■ Problem to solve
Start at the top of the records and, please, print each line exactly through the line that contains "ax.set_xticks([])", leaving out all pictures.

[Figure scripts]
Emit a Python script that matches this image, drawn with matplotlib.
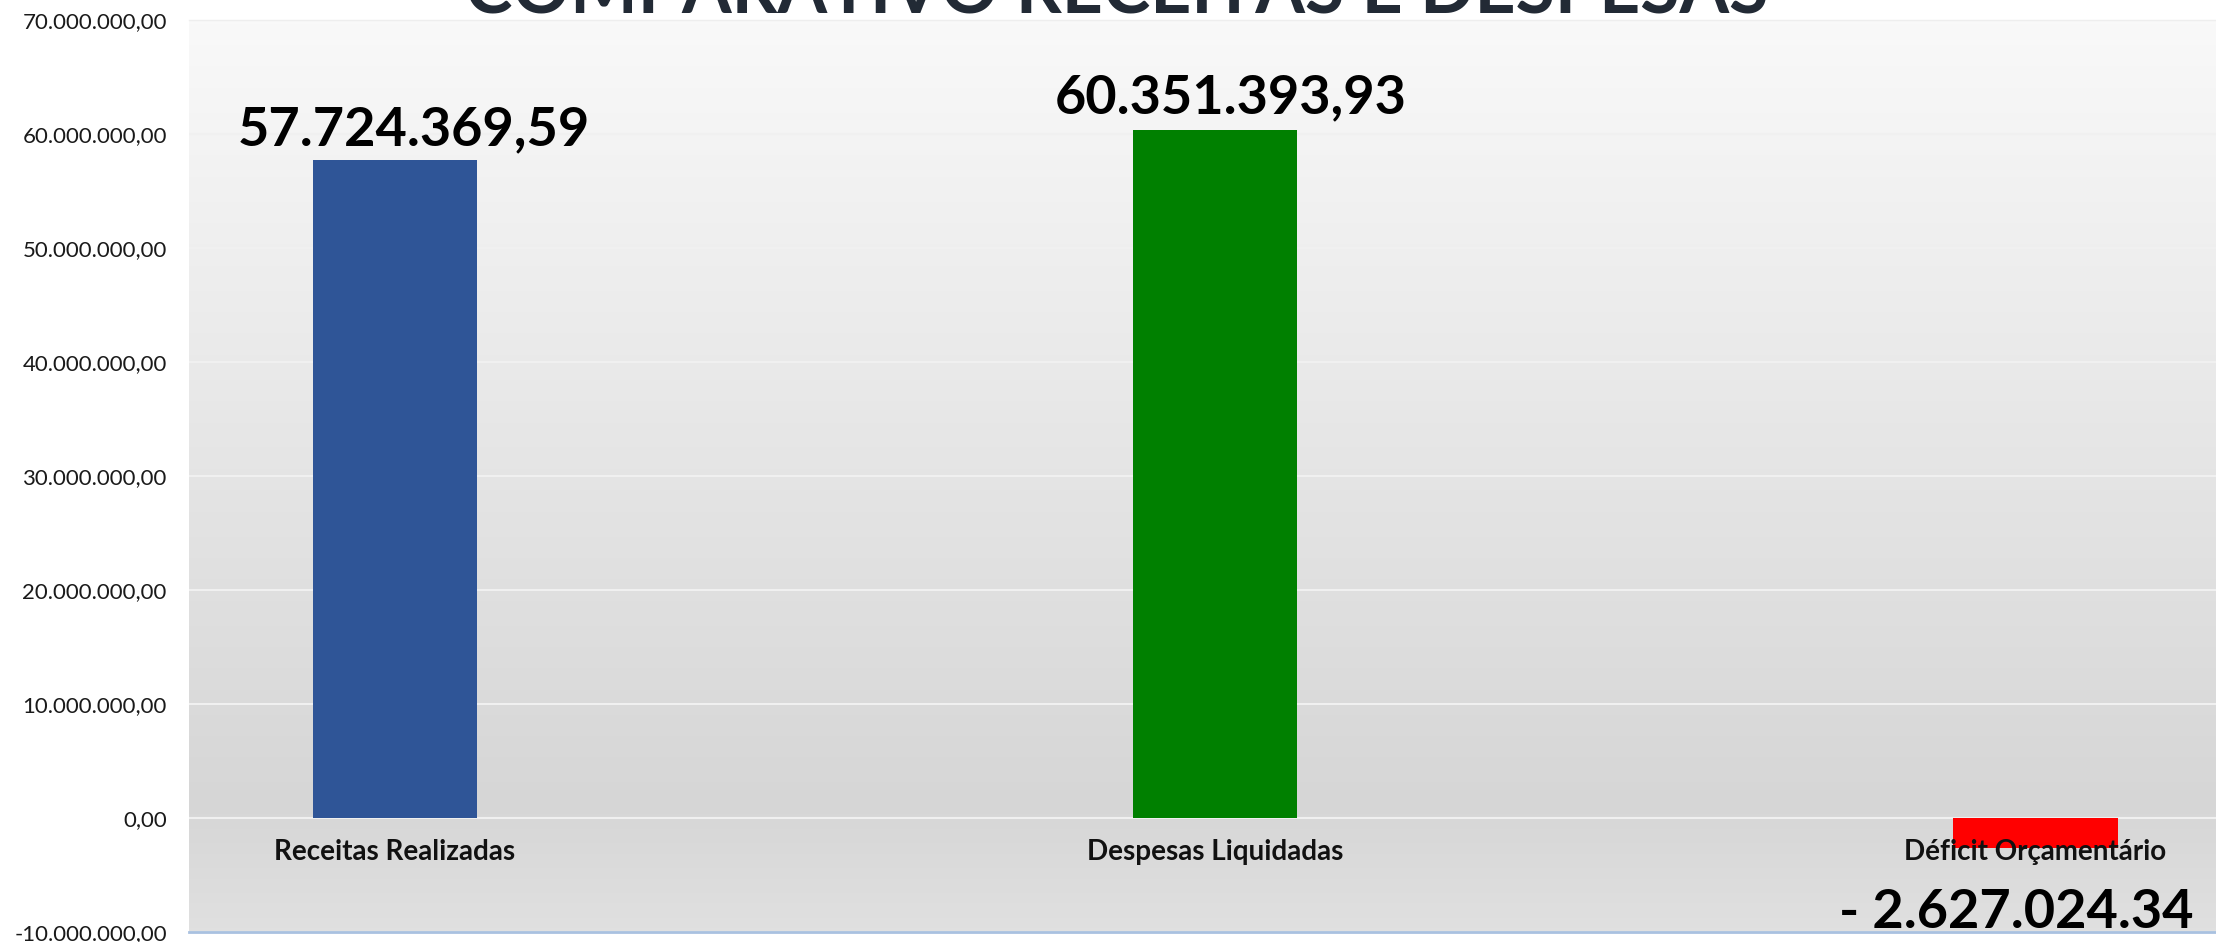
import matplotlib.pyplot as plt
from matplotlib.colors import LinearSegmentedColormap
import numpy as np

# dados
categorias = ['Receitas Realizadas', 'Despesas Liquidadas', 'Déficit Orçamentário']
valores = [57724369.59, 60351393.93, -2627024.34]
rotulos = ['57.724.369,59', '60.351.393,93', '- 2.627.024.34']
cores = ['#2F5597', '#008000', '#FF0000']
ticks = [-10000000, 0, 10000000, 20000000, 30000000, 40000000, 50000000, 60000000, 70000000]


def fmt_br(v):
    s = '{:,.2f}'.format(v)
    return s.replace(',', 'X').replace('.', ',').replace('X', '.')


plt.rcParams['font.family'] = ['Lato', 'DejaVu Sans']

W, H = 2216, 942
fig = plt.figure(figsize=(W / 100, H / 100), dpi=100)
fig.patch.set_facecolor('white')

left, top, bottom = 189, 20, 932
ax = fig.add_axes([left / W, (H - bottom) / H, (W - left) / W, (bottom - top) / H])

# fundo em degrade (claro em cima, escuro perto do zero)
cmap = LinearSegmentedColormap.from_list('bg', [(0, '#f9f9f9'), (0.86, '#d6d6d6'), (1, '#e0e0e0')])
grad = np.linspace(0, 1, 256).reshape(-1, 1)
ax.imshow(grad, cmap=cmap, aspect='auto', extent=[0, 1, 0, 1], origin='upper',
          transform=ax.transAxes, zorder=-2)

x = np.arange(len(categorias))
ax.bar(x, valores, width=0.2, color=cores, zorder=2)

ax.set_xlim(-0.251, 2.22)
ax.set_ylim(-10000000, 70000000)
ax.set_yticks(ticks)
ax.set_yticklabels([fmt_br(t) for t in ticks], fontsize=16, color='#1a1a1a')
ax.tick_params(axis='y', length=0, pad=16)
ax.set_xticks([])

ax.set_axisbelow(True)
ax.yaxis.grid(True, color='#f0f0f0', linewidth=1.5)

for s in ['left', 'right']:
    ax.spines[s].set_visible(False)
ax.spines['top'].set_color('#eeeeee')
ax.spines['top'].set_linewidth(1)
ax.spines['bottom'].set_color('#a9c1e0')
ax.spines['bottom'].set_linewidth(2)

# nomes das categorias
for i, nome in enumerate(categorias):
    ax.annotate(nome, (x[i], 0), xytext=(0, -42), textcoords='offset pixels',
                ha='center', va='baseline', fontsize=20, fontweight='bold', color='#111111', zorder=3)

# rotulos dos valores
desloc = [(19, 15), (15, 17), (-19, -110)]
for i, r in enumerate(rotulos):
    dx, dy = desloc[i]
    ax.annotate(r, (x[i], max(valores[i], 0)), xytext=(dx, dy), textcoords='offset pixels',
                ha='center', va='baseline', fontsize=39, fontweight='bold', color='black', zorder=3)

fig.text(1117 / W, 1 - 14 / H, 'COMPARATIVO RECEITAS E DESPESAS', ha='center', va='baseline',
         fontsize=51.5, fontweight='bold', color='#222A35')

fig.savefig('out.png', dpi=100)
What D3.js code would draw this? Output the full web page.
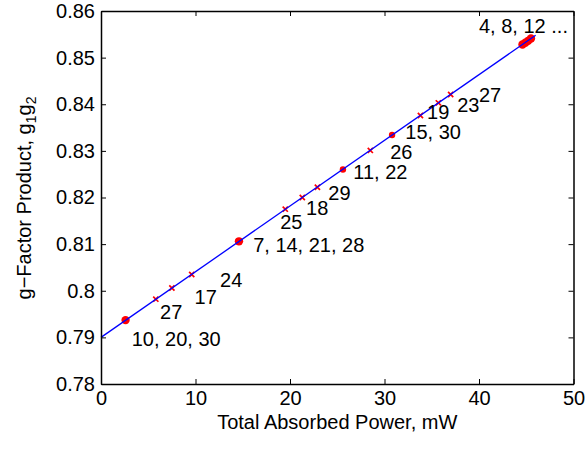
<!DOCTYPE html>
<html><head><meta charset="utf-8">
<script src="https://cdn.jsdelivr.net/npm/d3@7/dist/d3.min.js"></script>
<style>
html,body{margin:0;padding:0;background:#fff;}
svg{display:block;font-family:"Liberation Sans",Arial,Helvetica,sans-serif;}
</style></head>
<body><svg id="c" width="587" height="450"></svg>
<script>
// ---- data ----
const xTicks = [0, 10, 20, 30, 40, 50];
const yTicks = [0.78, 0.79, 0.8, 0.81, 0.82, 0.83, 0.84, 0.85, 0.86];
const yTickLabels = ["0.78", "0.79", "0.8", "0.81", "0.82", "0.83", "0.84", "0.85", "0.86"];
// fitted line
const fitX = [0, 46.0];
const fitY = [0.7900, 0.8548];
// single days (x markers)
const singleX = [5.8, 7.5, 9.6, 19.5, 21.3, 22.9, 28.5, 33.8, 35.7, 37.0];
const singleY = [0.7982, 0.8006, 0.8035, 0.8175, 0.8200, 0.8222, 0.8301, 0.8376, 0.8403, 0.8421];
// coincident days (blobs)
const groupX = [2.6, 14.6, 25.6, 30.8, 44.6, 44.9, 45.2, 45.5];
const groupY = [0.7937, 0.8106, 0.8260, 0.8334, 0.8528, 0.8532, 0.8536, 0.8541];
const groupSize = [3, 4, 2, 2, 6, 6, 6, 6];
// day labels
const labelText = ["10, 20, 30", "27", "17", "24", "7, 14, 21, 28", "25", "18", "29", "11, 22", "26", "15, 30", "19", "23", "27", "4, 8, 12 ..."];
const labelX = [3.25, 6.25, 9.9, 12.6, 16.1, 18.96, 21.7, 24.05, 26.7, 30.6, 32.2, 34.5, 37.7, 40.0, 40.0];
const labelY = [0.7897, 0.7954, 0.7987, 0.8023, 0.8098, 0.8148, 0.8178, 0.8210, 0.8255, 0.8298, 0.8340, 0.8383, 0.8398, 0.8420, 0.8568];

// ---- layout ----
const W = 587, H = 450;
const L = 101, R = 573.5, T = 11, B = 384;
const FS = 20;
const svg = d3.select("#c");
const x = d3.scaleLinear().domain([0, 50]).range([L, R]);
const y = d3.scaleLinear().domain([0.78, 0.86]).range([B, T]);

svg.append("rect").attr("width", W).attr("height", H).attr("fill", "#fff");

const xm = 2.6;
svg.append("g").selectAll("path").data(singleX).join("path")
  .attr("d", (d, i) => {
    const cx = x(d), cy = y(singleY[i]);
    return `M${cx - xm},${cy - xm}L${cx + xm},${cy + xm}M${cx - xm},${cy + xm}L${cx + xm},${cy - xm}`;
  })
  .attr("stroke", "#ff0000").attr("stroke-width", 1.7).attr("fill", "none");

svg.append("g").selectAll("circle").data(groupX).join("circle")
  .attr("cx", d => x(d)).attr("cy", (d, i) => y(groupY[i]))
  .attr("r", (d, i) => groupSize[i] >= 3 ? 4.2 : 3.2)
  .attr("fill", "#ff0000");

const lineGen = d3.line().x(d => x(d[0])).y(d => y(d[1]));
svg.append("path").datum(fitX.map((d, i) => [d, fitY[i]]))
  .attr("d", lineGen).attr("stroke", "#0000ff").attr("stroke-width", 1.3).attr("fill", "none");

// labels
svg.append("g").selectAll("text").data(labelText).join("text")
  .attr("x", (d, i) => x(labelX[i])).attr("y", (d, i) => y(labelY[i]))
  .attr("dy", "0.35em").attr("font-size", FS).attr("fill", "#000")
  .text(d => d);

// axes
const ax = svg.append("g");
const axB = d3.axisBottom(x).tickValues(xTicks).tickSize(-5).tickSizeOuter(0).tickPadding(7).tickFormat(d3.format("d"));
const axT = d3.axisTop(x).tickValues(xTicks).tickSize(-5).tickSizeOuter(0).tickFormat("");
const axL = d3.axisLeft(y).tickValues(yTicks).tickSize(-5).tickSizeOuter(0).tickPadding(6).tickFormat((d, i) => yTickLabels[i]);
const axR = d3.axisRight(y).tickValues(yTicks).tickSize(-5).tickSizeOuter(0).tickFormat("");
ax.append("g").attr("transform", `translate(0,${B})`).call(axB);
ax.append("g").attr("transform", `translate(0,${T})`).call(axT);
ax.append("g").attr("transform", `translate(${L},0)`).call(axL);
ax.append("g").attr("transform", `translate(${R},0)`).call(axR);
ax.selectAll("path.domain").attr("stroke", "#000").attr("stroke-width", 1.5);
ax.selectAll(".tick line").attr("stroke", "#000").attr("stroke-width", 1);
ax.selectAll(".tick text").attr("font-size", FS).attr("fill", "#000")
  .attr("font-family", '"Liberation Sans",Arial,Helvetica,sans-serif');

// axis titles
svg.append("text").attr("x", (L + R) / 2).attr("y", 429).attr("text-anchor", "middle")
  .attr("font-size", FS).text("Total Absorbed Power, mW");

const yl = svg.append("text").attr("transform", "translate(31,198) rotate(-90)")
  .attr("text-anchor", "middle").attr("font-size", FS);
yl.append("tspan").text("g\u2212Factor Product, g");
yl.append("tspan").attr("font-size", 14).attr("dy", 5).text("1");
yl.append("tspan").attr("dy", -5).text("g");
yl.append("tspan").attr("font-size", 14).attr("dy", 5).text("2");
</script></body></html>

■ Task result
Emit a Python script that matches this image, drawn with matplotlib.
import matplotlib.pyplot as plt
from matplotlib.colors import LinearSegmentedColormap
import numpy as np

# dados
categorias = ['Receitas Realizadas', 'Despesas Liquidadas', 'Déficit Orçamentário']
valores = [57724369.59, 60351393.93, -2627024.34]
rotulos = ['57.724.369,59', '60.351.393,93', '- 2.627.024.34']
cores = ['#2F5597', '#008000', '#FF0000']
ticks = [-10000000, 0, 10000000, 20000000, 30000000, 40000000, 50000000, 60000000, 70000000]


def fmt_br(v):
    s = '{:,.2f}'.format(v)
    return s.replace(',', 'X').replace('.', ',').replace('X', '.')


plt.rcParams['font.family'] = ['Lato', 'DejaVu Sans']

W, H = 2216, 942
fig = plt.figure(figsize=(W / 100, H / 100), dpi=100)
fig.patch.set_facecolor('white')

left, top, bottom = 189, 20, 932
ax = fig.add_axes([left / W, (H - bottom) / H, (W - left) / W, (bottom - top) / H])

# fundo em degrade (claro em cima, escuro perto do zero)
cmap = LinearSegmentedColormap.from_list('bg', [(0, '#f9f9f9'), (0.86, '#d6d6d6'), (1, '#e0e0e0')])
grad = np.linspace(0, 1, 256).reshape(-1, 1)
ax.imshow(grad, cmap=cmap, aspect='auto', extent=[0, 1, 0, 1], origin='upper',
          transform=ax.transAxes, zorder=-2)

x = np.arange(len(categorias))
ax.bar(x, valores, width=0.2, color=cores, zorder=2)

ax.set_xlim(-0.251, 2.22)
ax.set_ylim(-10000000, 70000000)
ax.set_yticks(ticks)
ax.set_yticklabels([fmt_br(t) for t in ticks], fontsize=16, color='#1a1a1a')
ax.tick_params(axis='y', length=0, pad=16)
ax.set_xticks([])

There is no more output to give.